Exercise goal: Return the listing below unchanged, minus its pictures.

**** Recorded information ****

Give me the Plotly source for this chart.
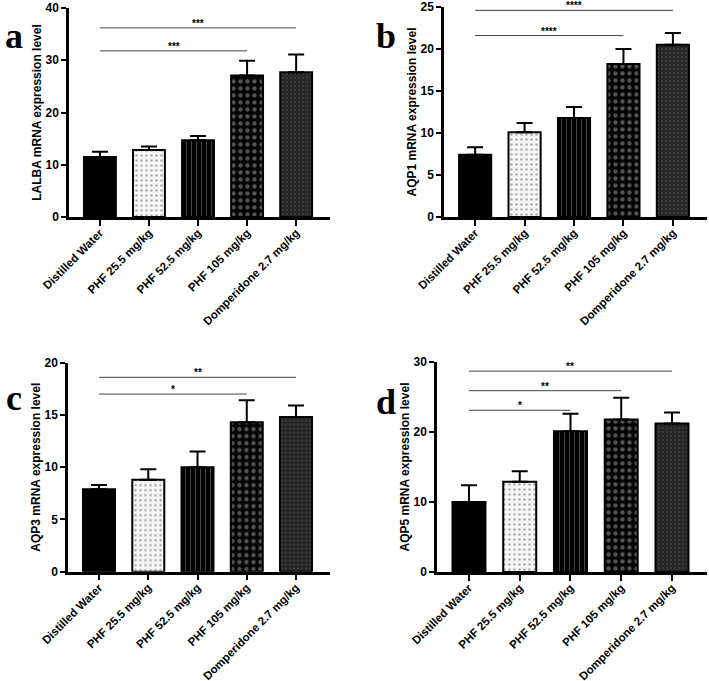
import plotly.graph_objects as go

categories = ["Distilled Water", "PHF 25.5 mg/kg", "PHF 52.5 mg/kg", "PHF 105 mg/kg", "Domperidone 2.7 mg/kg"]

lalba_mean = [11.5, 12.8, 14.7, 27.1, 27.7]
lalba_err = [1.0, 0.7, 0.8, 2.8, 3.4]
aqp1_mean = [7.4, 10.1, 11.8, 18.2, 20.5]
aqp1_err = [0.9, 1.1, 1.3, 1.8, 1.4]
aqp3_mean = [7.9, 8.8, 10.0, 14.3, 14.8]
aqp3_err = [0.4, 1.0, 1.5, 2.1, 1.1]
aqp5_mean = [10.0, 12.9, 20.1, 21.8, 21.2]
aqp5_err = [2.4, 1.5, 2.5, 3.1, 1.6]

y_titles = ["LALBA mRNA expression level", "AQP1 mRNA expression level",
            "AQP3 mRNA expression level", "AQP5 mRNA expression level"]
y_max = [40, 25, 20, 30]
y_dtick = [10, 5, 5, 10]
panel_letters = ["a", "b", "c", "d"]

# significance brackets: (from index, to index, y value, label)
sig_a = [(0, 4, 36.2, "***"), (0, 3, 31.8, "***")]
sig_b = [(0, 4, 24.6, "****"), (0, 3, 21.6, "****")]
sig_c = [(0, 4, 18.6, "**"), (0, 3, 17.0, "*")]
sig_d = [(0, 4, 28.7, "**"), (0, 3, 25.9, "**"), (0, 2, 23.1, "*")]

means = [lalba_mean, aqp1_mean, aqp3_mean, aqp5_mean]
errs = [lalba_err, aqp1_err, aqp3_err, aqp5_err]
sigs = [sig_a, sig_b, sig_c, sig_d]

W, H = 709, 681
# pixel boxes: (x0, x1, ytop, ybottom)
boxes = [(69, 330, 8, 217), (444, 707, 7, 217), (68, 330, 362.7, 571.7), (437, 707, 362, 572)]
letter_pos = [(14, 36), (386, 36), (14, 398), (386, 402)]

FONT = "Arial, Liberation Sans, sans-serif"

bar_styles = [
    dict(color="#000000", pattern=dict(shape="")),
    dict(color="#ffffff", pattern=dict(shape=".", fgcolor="#666666", bgcolor="#f6f6f6", size=5, solidity=0.2)),
    dict(color="#000000", pattern=dict(shape="|", fgcolor="#8a8a8a", bgcolor="#000000", size=5, solidity=0.2)),
    dict(color="#000000", pattern=dict(shape=".", fgcolor="#a0a0a0", bgcolor="#050505", size=7, solidity=0.3)),
    dict(color="#2a2a2a", pattern=dict(shape=".", fgcolor="#5a5a5a", bgcolor="#262626", size=4, solidity=0.2)),
]

fig = go.Figure()
layout = {}
shapes = []
annotations = []

for p in range(4):
    ax = "" if p == 0 else str(p + 1)
    xa, ya = "x" + ax, "y" + ax
    x0, x1, yt, yb = boxes[p]
    for i, cat in enumerate(categories):
        st = bar_styles[i]
        fig.add_trace(go.Bar(
            x=[i], y=[means[p][i]], width=0.65,
            marker=dict(color=st["color"], pattern=st["pattern"],
                        line=dict(color="#000000", width=2)),
            error_y=dict(type="data", symmetric=False, array=[errs[p][i]], arrayminus=[0],
                         color="#000000", thickness=2, width=8),
            xaxis=xa, yaxis=ya, showlegend=False,
        ))
    layout["xaxis" + ax] = dict(
        domain=[x0 / W, x1 / W], anchor=ya, range=[-0.63, 4.69], automargin=False,
        tickmode="array", tickvals=list(range(5)), ticktext=categories,
        tickangle=-45, ticks="outside", ticklen=6, tickwidth=2, tickcolor="#000",
        ticklabelstandoff=-4,
        showline=True, linecolor="#000", linewidth=2.5, showgrid=False, zeroline=False,
        tickfont=dict(family=FONT, size=11.5, color="#000", weight="bold"),
    )
    layout["yaxis" + ax] = dict(
        domain=[1 - yb / H, 1 - yt / H], anchor=xa, range=[0, y_max[p]], automargin=False,
        dtick=y_dtick[p], ticks="outside", ticklen=5, tickwidth=2, tickcolor="#000",
        showline=True, linecolor="#000", linewidth=2.5, showgrid=False, zeroline=False,
        tickfont=dict(family=FONT, size=12, color="#000", weight="bold"),
        title=dict(text=y_titles[p], font=dict(family=FONT, size=12, color="#000", weight="bold"), standoff=2),
    )
    for (a, b, yv, lab) in sigs[p]:
        shapes.append(dict(type="line", xref=xa, yref=ya, x0=a, x1=b, y0=yv, y1=yv,
                           line=dict(color="#444444", width=1)))
        annotations.append(dict(xref=xa, yref=ya, x=(a + b) / 2, y=yv, text=lab, showarrow=False,
                                yanchor="bottom", yshift=-3,
                                font=dict(family=FONT, size=10, color="#000", weight="bold")))
    lx, ly = letter_pos[p]
    annotations.append(dict(xref="paper", yref="paper", x=lx / W, y=1 - ly / H, text=panel_letters[p],
                            showarrow=False, xanchor="center", yanchor="middle",
                            font=dict(family="Liberation Serif, Times New Roman, serif", size=36,
                                      color="#000", weight="bold")))

fig.update_layout(**layout)
fig.update_layout(
    width=W, height=H, margin=dict(l=0, r=0, t=0, b=0),
    paper_bgcolor="#ffffff", plot_bgcolor="#ffffff",
    shapes=shapes, annotations=annotations, bargap=0.3,
)
fig.write_html("out.html", config={"displayModeBar": False},
               post_script="document.body.style.margin='0px';document.body.style.padding='0px';")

****

Written answer:
Give me the Plotly source for this chart.
import plotly.graph_objects as go

categories = ["Distilled Water", "PHF 25.5 mg/kg", "PHF 52.5 mg/kg", "PHF 105 mg/kg", "Domperidone 2.7 mg/kg"]

lalba_mean = [11.5, 12.8, 14.7, 27.1, 27.7]
lalba_err = [1.0, 0.7, 0.8, 2.8, 3.4]
aqp1_mean = [7.4, 10.1, 11.8, 18.2, 20.5]
aqp1_err = [0.9, 1.1, 1.3, 1.8, 1.4]
aqp3_mean = [7.9, 8.8, 10.0, 14.3, 14.8]
aqp3_err = [0.4, 1.0, 1.5, 2.1, 1.1]
aqp5_mean = [10.0, 12.9, 20.1, 21.8, 21.2]
aqp5_err = [2.4, 1.5, 2.5, 3.1, 1.6]

y_titles = ["LALBA mRNA expression level", "AQP1 mRNA expression level",
            "AQP3 mRNA expression level", "AQP5 mRNA expression level"]
y_max = [40, 25, 20, 30]
y_dtick = [10, 5, 5, 10]
panel_letters = ["a", "b", "c", "d"]

# significance brackets: (from index, to index, y value, label)
sig_a = [(0, 4, 36.2, "***"), (0, 3, 31.8, "***")]
sig_b = [(0, 4, 24.6, "****"), (0, 3, 21.6, "****")]
sig_c = [(0, 4, 18.6, "**"), (0, 3, 17.0, "*")]
sig_d = [(0, 4, 28.7, "**"), (0, 3, 25.9, "**"), (0, 2, 23.1, "*")]

means = [lalba_mean, aqp1_mean, aqp3_mean, aqp5_mean]
errs = [lalba_err, aqp1_err, aqp3_err, aqp5_err]
sigs = [sig_a, sig_b, sig_c, sig_d]

W, H = 709, 681
# pixel boxes: (x0, x1, ytop, ybottom)
boxes = [(69, 330, 8, 217), (444, 707, 7, 217), (68, 330, 362.7, 571.7), (437, 707, 362, 572)]
letter_pos = [(14, 36), (386, 36), (14, 398), (386, 402)]

FONT = "Arial, Liberation Sans, sans-serif"

bar_styles = [
    dict(color="#000000", pattern=dict(shape="")),
    dict(color="#ffffff", pattern=dict(shape=".", fgcolor="#666666", bgcolor="#f6f6f6", size=5, solidity=0.2)),
    dict(color="#000000", pattern=dict(shape="|", fgcolor="#8a8a8a", bgcolor="#000000", size=5, solidity=0.2)),
    dict(color="#000000", pattern=dict(shape=".", fgcolor="#a0a0a0", bgcolor="#050505", size=7, solidity=0.3)),
    dict(color="#2a2a2a", pattern=dict(shape=".", fgcolor="#5a5a5a", bgcolor="#262626", size=4, solidity=0.2)),
]

fig = go.Figure()
layout = {}
shapes = []
annotations = []

for p in range(4):
    ax = "" if p == 0 else str(p + 1)
    xa, ya = "x" + ax, "y" + ax
    x0, x1, yt, yb = boxes[p]
    for i, cat in enumerate(categories):
        st = bar_styles[i]
        fig.add_trace(go.Bar(
            x=[i], y=[means[p][i]], width=0.65,
            marker=dict(color=st["color"], pattern=st["pattern"],
                        line=dict(color="#000000", width=2)),
            error_y=dict(type="data", symmetric=False, array=[errs[p][i]], arrayminus=[0],
                         color="#000000", thickness=2, width=8),
            xaxis=xa, yaxis=ya, showlegend=False,
        ))
    layout["xaxis" + ax] = dict(
        domain=[x0 / W, x1 / W], anchor=ya, range=[-0.63, 4.69], automargin=False,
        tickmode="array", tickvals=list(range(5)), ticktext=categories,
        tickangle=-45, ticks="outside", ticklen=6, tickwidth=2, tickcolor="#000",
        ticklabelstandoff=-4,
        showline=True, linecolor="#000", linewidth=2.5, showgrid=False, zeroline=False,
        tickfont=dict(family=FONT, size=11.5, color="#000", weight="bold"),
    )
    layout["yaxis" + ax] = dict(
        domain=[1 - yb / H, 1 - yt / H], anchor=xa, range=[0, y_max[p]], automargin=False,
        dtick=y_dtick[p], ticks="outside", ticklen=5, tickwidth=2, tickcolor="#000",
        showline=True, linecolor="#000", linewidth=2.5, showgrid=False, zeroline=False,
        tickfont=dict(family=FONT, size=12, color="#000", weight="bold"),
        title=dict(text=y_titles[p], font=dict(family=FONT, size=12, color="#000", weight="bold"), standoff=2),
    )
    for (a, b, yv, lab) in sigs[p]:
        shapes.append(dict(type="line", xref=xa, yref=ya, x0=a, x1=b, y0=yv, y1=yv,
                           line=dict(color="#444444", width=1)))
        annotations.append(dict(xref=xa, yref=ya, x=(a + b) / 2, y=yv, text=lab, showarrow=False,
                                yanchor="bottom", yshift=-3,
                                font=dict(family=FONT, size=10, color="#000", weight="bold")))
    lx, ly = letter_pos[p]
    annotations.append(dict(xref="paper", yref="paper", x=lx / W, y=1 - ly / H, text=panel_letters[p],
                            showarrow=False, xanchor="center", yanchor="middle",
                            font=dict(family="Liberation Serif, Times New Roman, serif", size=36,
                                      color="#000", weight="bold")))

fig.update_layout(**layout)
fig.update_layout(
    width=W, height=H, margin=dict(l=0, r=0, t=0, b=0),
    paper_bgcolor="#ffffff", plot_bgcolor="#ffffff",
    shapes=shapes, annotations=annotations, bargap=0.3,
)
fig.write_html("out.html", config={"displayModeBar": False},
               post_script="document.body.style.margin='0px';document.body.style.padding='0px';")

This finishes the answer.